More than four years into his role at the helm of the PPP/C Government, President Ali has found his voice. We at this paper are still trying to decipher whether it is his true voice, or it is yet another instance of the games that his government has become very good at, and at which the president has grown from strength to strength. When this publication had reported on the chronic failures of contractors, senior public servants with oversight responsibilities, and ministries, the wrath of the president’s colleagues had been the response. President Ali himself has a record of flaring into defensive anger when questioned in a way that he doesn’t like, on issues that concern the Guyanese public.
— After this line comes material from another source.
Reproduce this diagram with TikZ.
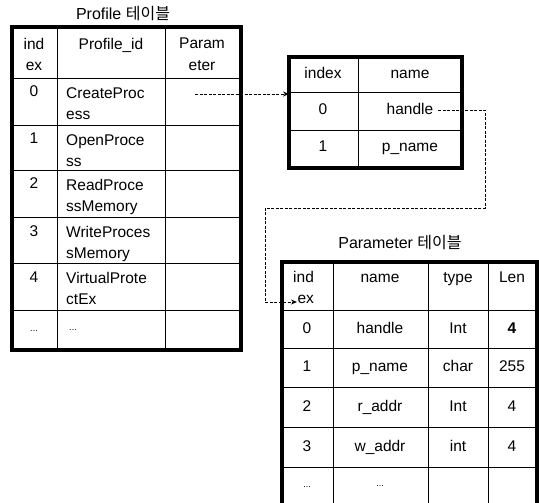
\documentclass[tikz,border=0pt]{standalone}
\usepackage{fontspec}
\setmainfont{Liberation Sans}
\newfontfamily\krfont{Noto Sans CJK KR}
\usetikzlibrary{arrows.meta}
\tikzset{
  frame/.style={line width=3.2pt},
  grid/.style={line width=0.9pt},
  cell/.style={inner sep=0pt,text height=11pt,text depth=3pt,font=\fontsize{15.5}{22}\selectfont},
  wrap/.style={inner sep=0pt,align=left,font=\fontsize{15.5}{21.5}\selectfont},
  title/.style={inner sep=0pt,font=\fontsize{16}{20}\selectfont},
  dots/.style={inner sep=0pt,font=\fontsize{9}{10}\selectfont},
  link/.style={line width=0.8pt,dash pattern=on 3pt off 1.5pt,-{Stealth[length=6pt,width=5pt]}},
}

\begin{document}
\begin{tikzpicture}[x=1pt,y=-1pt,line join=miter]
\useasboundingbox (0,0) rectangle (539,503);
\clip (0,0) rectangle (539,503);

% Profile table
\node[title] (ptitle) at (123,14) {Profile {\krfont 테이블}};
\foreach \y in {78,125,170,217,263,310} \draw[grid] (12,\y) -- (241,\y);
\draw[grid] (57,27) -- (57,350);
\draw[grid] (165,27) -- (165,350);
\draw[frame] (12,27) rectangle (241,350);
\node[wrap,align=center,anchor=north] (ph1) at (34,38) {ind\\ex};
\node[cell] (ph2) at (111,46) {Profile\_id};
\node[wrap,align=center,anchor=north] (ph3) at (202,38) {Param\\eter};
\foreach \t/\i/\name in {78/0/{CreateProc\\ess},125/1/{OpenProce\\ss},170/2/{ReadProce\\ssMemory},217/3/{WriteProces\\sMemory},263/4/{VirtualProte\\ctEx}}{
  \node[cell] (pidx\i) at (34,\t+15) {\i};
  \node[wrap,anchor=north west] (pname\i) at (66,\t+9) {\name};
}
\node[dots] (pidx5) at (34,331) {...};
\node[dots] (pname5) at (73,330) {...};

% index table
\foreach \y in {92,130} \draw[grid] (289,\y) -- (462,\y);
\draw[grid] (358,57) -- (358,168);
\draw[frame] (289,57) rectangle (462,168);
\node[cell] (ih1) at (323,75) {index};
\node[cell] (ih2) at (410,75) {name};
\node[cell] (iidx0) at (323,110) {0};
\node[cell] (handle) at (410,110) {handle};
\node[cell] (iidx1) at (323,148) {1};
\node[cell] (iname1) at (410,148) {p\_name};

% Parameter table
\node[title] (qtitle) at (400,243) {Parameter {\krfont 테이블}};
\foreach \y in {310,348,387,427,467} \draw[grid] (282,\y) -- (537,\y);
\foreach \x in {333,428,488} \draw[grid] (\x,262) -- (\x,510);
\draw[frame] (282,262) rectangle (537,510);
\node[wrap,anchor=north west] (qh1) at (293,271) {ind\\\ ex};
\node[cell] (qh2) at (380,278) {name};
\node[cell] (qh3) at (458,278) {type};
\node[cell] (qh4) at (512,278) {Len};
\foreach \i/\yc/\name/\type/\len in {0/329/handle/Int/\textbf{4},1/367/p\_name/char/255,2/407/r\_addr/Int/4,3/447/w\_addr/int/4}{
  \node[cell] (qidx\i) at (307,\yc) {\i};
  \node[cell] (qname\i) at (380,\yc) {\name};
  \node[cell] (qtype\i) at (458,\yc) {\type};
  \node[cell] (qlen\i) at (512,\yc) {\len};
}
\node[dots] (qidx4) at (307,487) {...};
\node[dots] (qname4) at (380,486) {...};

% pointers
\coordinate (src1) at (195,94);
\coordinate (dst1) at (289,94);
\coordinate (dst2) at (297,302);
\draw[link] (src1) -- (dst1);
\draw[link] ([xshift=5pt]handle.east) -| (485,208) -| (265,302) -- (dst2);
\end{tikzpicture}
\end{document}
We believe that, given the litany of late work, shoddy work, and the lack of proper supervision involving billions of taxpayers’ dollars, the president is engaging in what could be a farce, and at a rather late hour for his time in office. Guyanese, including many of his party’s supporters, are totally fed up with poor work, late work, and costly work, from which they get little long-term benefit. So many billions spent, so many deficiencies, and so many years passed, and yet nobody held accountable, no one made to pay any penalty. The entire procurement award system is an education in evasion and self-protection. Also, supervision of the many huge public works projects is questionable, part of a culture of lethargy and pulling a fast one on those paying for all the shabbiness, Guyanese taxpayers. When senior public servants, senior government ministers, senior engineers, and contractors who fill the senior bill because of the business they are awarded all have to be summoned out of their beds, it is certainly dramatic. But what it reiterates is that the whole public works system is under severe pressure and, to a considerable extent, leaks like a sieve.
President Ali has to know all this, yet he took more than four years to send a straight and strong signal. How straight and strong it is, those are the aspects of the president’s presentation that concerns Guyanese. This takes on added significance when one contracting group was conspicuously missing from the audience during President Ali’s version of reading the riot act. We do not think that it is unreasonable to assert that for over four years contracting and ministerial riots were the order of the day. But there was the president reading from his script about what went wrong relative to delays, and pointing his finger left, right, and center. The political stewards of ministries (minsters) and the chief administrative and accounting officers standing guard in ministries (permanent secretaries) were lambasted, laid out on the presidential mat.
Hence, the questions come fast and furious. What was happening at Cabinet meetings? What were ministers reporting about works in their portfolios? Where were the permanent secretaries and supervising engineers over contracts awarded and work done? Why continue to give contracts to contractors who have failed relative to timely delivery, satisfactory work output? Was the president’s gathering a mini-PPP Congress, considering who gets contracts and top jobs? The question that is sure to stir in the minds of many Guyanese is why only now?
National and regional elections are a matter of a few short months away, with the festive Christmas Season intervening. President Ali could have been doing his regular dance, with lots of sound but with the usual hollowness of substance.
Is the president the genuine article?